How Generics + Functional Programming Make Java Code Look More Sophisticated

Introduction

Today we walk step by step to experience the elegance of generics and functional programming in Java.

Case Study: Structured Pagination Code

Two methods— queryBook and queryPencil —show a typical pagination pattern: create a PageData object, query the total count, return early if zero, otherwise fetch the detail list and populate the result.

public PageData queryBook(BookRequest request) {
    // 1. create pagination object
    PageData pageData = new PageData();

    // 2. calculate record count
    int count = bookMapper.queryBookCount(request);

    // 3. if zero, return empty page
    if (count == 0) {
        pageData.setCount(0);
        return pageData;
    }

    // 4. otherwise fetch details
    List<BookDO> bookList = bookMapper.queryBookList(request);

    // 5. set count and result
    pageData.setCount(count);
    pageData.setResult(bookList);
    return pageData;
}

public PageData queryPencil(PencilRequest request) {
    PageData pageData = new PageData();
    int count = pencilMapper.queryPencilCount(request);
    if (count == 0) {
        pageData.setCount(0);
        return pageData;
    }
    List<PencilDO> pencilList = pencilMapper.queryPencilList(request);
    pageData.setCount(count);
    pageData.setResult(pencilList);
    return pageData;
}

The two snippets are structurally and semantically identical: both query a count first and then, if the count is non‑zero, retrieve the list.

IDE does not flag these as duplicate code because the duplicated “skeleton” is hard to extract into a reusable method.

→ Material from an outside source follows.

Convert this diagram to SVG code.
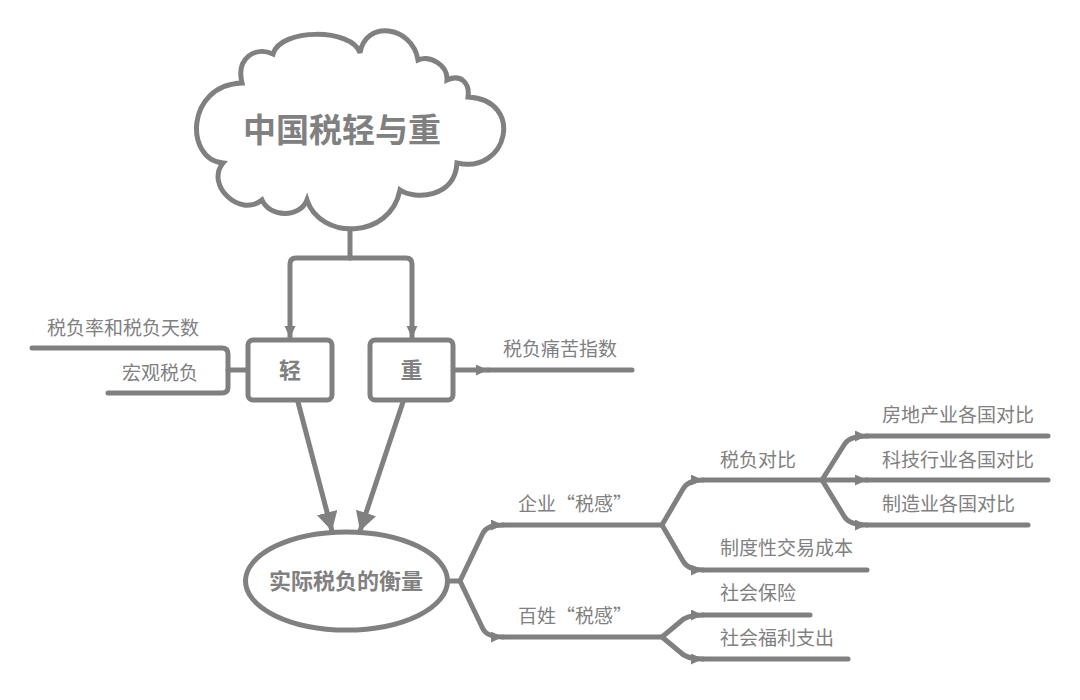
<svg xmlns="http://www.w3.org/2000/svg" width="1080" height="700" viewBox="0 0 1080 700">
<style>
.ln{fill:none;stroke:#808080;stroke-width:5;stroke-linecap:round;stroke-linejoin:round}
.sh{fill:#fff;stroke:#808080;stroke-width:5}
.lb{font-family:"Noto Sans CJK SC","Noto Sans",sans-serif;font-size:19px;fill:#808080}
.bd{font-family:"Noto Sans CJK SC","Noto Sans",sans-serif;font-weight:bold;fill:#808080;text-anchor:middle}
</style>
<defs>
<marker id="a" markerUnits="userSpaceOnUse" markerWidth="14" markerHeight="12" refX="12" refY="5.5" orient="auto" viewBox="0 0 14 12">
<path d="M0,0 L12,5.5 L0,11 Z" fill="#808080"/>
</marker>
<marker id="b" markerUnits="userSpaceOnUse" markerWidth="22" markerHeight="22" refX="19" refY="10.5" orient="auto" viewBox="0 0 22 22">
<path d="M0,0 L19,10.5 L0,21 Z" fill="#808080"/>
</marker>
</defs>
<rect width="1080" height="700" fill="#fff"/>
<g id="connectors">
<path class="ln" d="M350,230 V258"/>
<path class="ln" d="M350,258 H296 Q290,258 290,264 V338" marker-end="url(#a)"/>
<path class="ln" d="M350,258 H406 Q412,258 412,264 V338" marker-end="url(#a)"/>
<path class="ln" d="M298,402 L332,531" marker-end="url(#b)"/>
<path class="ln" d="M403,402 L360,531" marker-end="url(#b)"/>
<path class="ln" d="M248,370 H228"/>
<path class="ln" d="M32,348 H222 Q228,348 228,354 V387 Q228,393 222,393 H108"/>
<path class="ln" d="M453,370 H488" marker-end="url(#a)"/>
<path class="ln" d="M488,370 H632"/>
<path class="ln" d="M448,581 H460"/>
<path class="ln" d="M460,581 L483,533 Q487,525 503,525" marker-end="url(#a)"/>
<path class="ln" d="M460,581 L483,629 Q487,637 503,637" marker-end="url(#a)"/>
<path class="ln" d="M503,525 H662"/>
<path class="ln" d="M503,637 H662"/>
<path class="ln" d="M662,525 L683,489 Q688,480 703,480" marker-end="url(#a)"/>
<path class="ln" d="M662,525 L683,561 Q688,570 703,570" marker-end="url(#a)"/>
<path class="ln" d="M703,480 H822"/>
<path class="ln" d="M703,570 H867"/>
<path class="ln" d="M822,480 L844,445 Q849,436 867,436" marker-end="url(#a)"/>
<path class="ln" d="M822,480 H867" marker-end="url(#a)"/>
<path class="ln" d="M822,480 L844,516 Q849,525 867,525" marker-end="url(#a)"/>
<path class="ln" d="M867,436 H1048"/>
<path class="ln" d="M867,480 H1048"/>
<path class="ln" d="M867,525 H1028"/>
<path class="ln" d="M662,637 L680,622 Q686,615 703,615" marker-end="url(#a)"/>
<path class="ln" d="M662,637 L680,652 Q686,659 703,659" marker-end="url(#a)"/>
<path class="ln" d="M703,615 H810"/>
<path class="ln" d="M703,659 H848"/>
</g>
<g id="root">
<path class="sh" stroke-width="4" d="M242,83 C236,58 255,46 273,54 C280,28 352,28 360,53 C365,20 412,25 418,60 C430,55 448,65 447,80 C460,74 470,82 468,97 C525,100 508,175 457,163 C455,198 415,200 400,190 C390,240 320,240 307,200 C300,218 270,218 262,200 C240,218 205,185 223,163 C185,160 185,85 242,83 Z"/>
<text class="bd" x="342" y="142" font-size="33">中国税轻与重</text>
</g>
<g id="light">
<rect class="sh" x="248" y="340" width="84" height="60" rx="5"/>
<text class="bd" x="290" y="378" font-size="22">轻</text>
</g>
<g id="heavy">
<rect class="sh" x="370" y="340" width="83" height="60" rx="5"/>
<text class="bd" x="411.5" y="378" font-size="22">重</text>
</g>
<g id="measure">
<ellipse class="sh" cx="346.5" cy="581" rx="101" ry="49"/>
<text class="bd" x="346" y="589" font-size="22">实际税负的衡量</text>
</g>
<g id="n-rate"><text class="lb" x="47" y="335">税负率和税负天数</text></g>
<g id="n-macro"><text class="lb" x="122" y="380">宏观税负</text></g>
<g id="n-pain"><text class="lb" x="503" y="356">税负痛苦指数</text></g>
<g id="n-firm"><text class="lb" x="518" y="511">企业“税感”</text></g>
<g id="n-people"><text class="lb" x="518" y="623">百姓“税感”</text></g>
<g id="n-compare"><text class="lb" x="720" y="467">税负对比</text></g>
<g id="n-realestate"><text class="lb" x="882" y="422">房地产业各国对比</text></g>
<g id="n-tech"><text class="lb" x="882" y="467">科技行业各国对比</text></g>
<g id="n-manu"><text class="lb" x="882" y="511">制造业各国对比</text></g>
<g id="n-inst"><text class="lb" x="720" y="555">制度性交易成本</text></g>
<g id="n-insurance"><text class="lb" x="720" y="600">社会保险</text></g>
<g id="n-welfare"><text class="lb" x="720" y="645">社会福利支出</text></g>
</svg>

Why Generics + Functional Programming Helps

By abstracting the variable parts (the count query and the list query) into functional parameters, we can collapse the repeated skeleton into a single generic method.

Generic Wrapper Example

A typical generic response class is shown below:

public class ServiceResult<T> {
    private Boolean success;
    private String errorCode;
    private String errorMsg;
    private T content;
    // getters and setters omitted
}

Functional Interface Example

Using Guava’s ListenableFuture we can pass a lambda as a method argument:

public static <V> ListenableFuture<V> invokeWithFuture(Callable<V> callable) {
    return gPool.submit(callable);
}

@Test
public void invokeWithFuture() throws Execution {
    ListenableFuture<String> result = AsyncInvoke.invokeWithFuture(() -> "hello");
    System.out.println(result.get());
}

Generic Pagination Utility

The following generic method accepts two Callable arguments: one to obtain the total count and another to obtain the detail list.

@SneakyThrows
public static <T> PageData buildPageData(
        Callable<Integer> countFunction,
        Callable<List<T>> listFunction) {
    PageData pageData = new PageData();

    int count = countFunction.call();
    if (count == 0) {
        pageData.setCount(0);
        return pageData;
    }

    List<T> resultList = listFunction.call();
    pageData.setCount(count);
    pageData.setResult(resultList);
    return pageData;
}

static class PageData<T> {
    private int count;
    private T result;
}

@Test
public void testBuildPageData() {
    buildPageData(() -> 1, () -> Arrays.asList("1"));
}

Async Callback Example Using Generics

An interface CallbackTask<R> defines the contract for asynchronous execution.

public interface CallbackTask<R> {
    R execute();
    default void onSuccess(R r) {}
    default void onFailure(Throwable t) {}
}

The implementation uses CompletableFuture to run the task and invoke the appropriate callbacks.

private static <R> CompletableFuture<R> doInvoker(CallbackTask<R> executeTask) {
    return CompletableFuture.supplyAsync(() -> {
        try {
            return executeTask.execute();
        } catch (Exception e) {
            throw new BizException(ASYNC_INVOKER_ERROR.getErrorCode(), e.getMessage());
        }
    }, gPool).whenComplete((result, throwable) -> {
        if (throwable == null) {
            executeTask.onSuccess(result);
        }
    }).exceptionally(throwable -> {
        executeTask.onFailure(throwable);
        return null;
    });
}

CompletableFuture<Integer> result = AsyncInvoke.doInvoker(new CallbackTask<Integer>() {
    public Integer execute() {
        int result = 1 + 1;
        return result;
    }
    public void onSuccess(Integer integer) {
        System.out.println("on success result: " + integer);
    }
    public void onFailure(Throwable t) {
        System.out.println("error " + t.getMessage());
    }
});

Benefits and Drawbacks

Generics provide universality and reduce boilerplate.

Functional programming allows passing code blocks as parameters, increasing flexibility.

Both together lower code duplication and make the skeleton reusable.

However, they can make debugging harder, have a learning curve, and may reduce readability for developers unfamiliar with the style.

Final Thoughts

Generics and functional programming are syntactic sugar in Java; the real value lies in abstracting concrete scenarios and then implementing them with appropriate tools. The article encourages focusing on abstraction rather than the sugar itself.